Like James Bond, the Marx Brothers are an acquired taste. But if you don't find their hokey mixture of sarcasm and slapstick charming, a relic of a time when you not only couldn't swear but couldn't even employ camera angles that are possible today, you need an adjustment to your sense of humour.

Thankfully – and whether it just applies to good comedy in general because laughter is as universal as it is timeless – Duck Soup is (like all the films from the Marx golden era), very, very funny. Nowadays Harpo's childlike antics can grate a little bit after awhile, but all three get the stage equally, and the real magic happens watching the fast-talking Groucho. The dialogue when he's on screen is as endlessly quotable as that of the classic Zucker Brothers movies.

While not nearly as sweeping as Chaplin's The Great Dictator, it deals with similar themes of international relations, government and war.
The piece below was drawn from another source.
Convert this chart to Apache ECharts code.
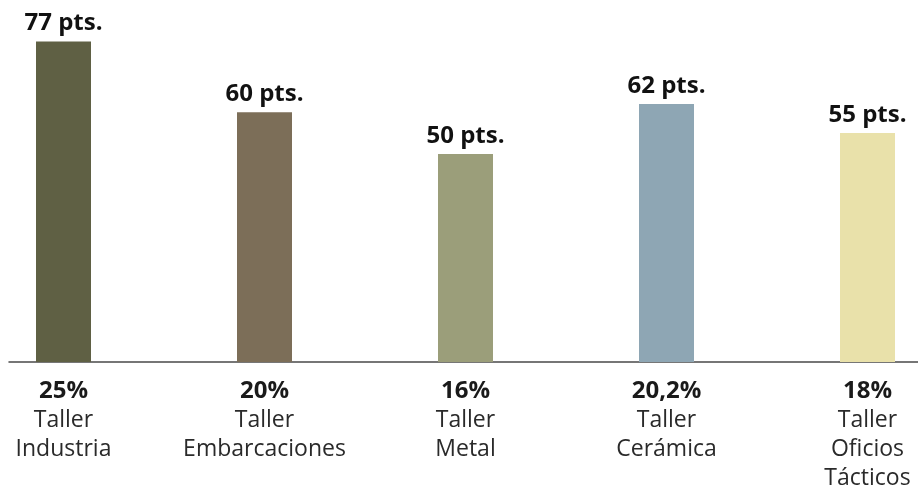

But where in Chaplin's film they were devices to make points alongside his Little Tramp show, to the Marx Brothers it's all narrative fodder to give them all a stage to do their thing.

Regular co-star Margaret Dumont is Mrs Teasdale, a rich socialite who's been underwriting the bankrupt country of Freedonia but refuses to donate any more unless the morally doubtful Rufus T Firefly (Groucho) is installed as leader.

Firefly issues dictums that makes no sense ('How would you like a job in the mint?' 'I no like-a mint, what other flavour they got?') when the whole time his plan is to marry Teasdale and get his hands on her wealth. But when the leader of neighbouring Sylvania threatens to undermine his plans Firefly promptly declares war on them.

Groucho's gatling gun wit is on full display, and (again, maybe just because of the timelessness of comedy, but probably more that it's just very funny), it's a testament to a film from the era that you want to watch it again and again.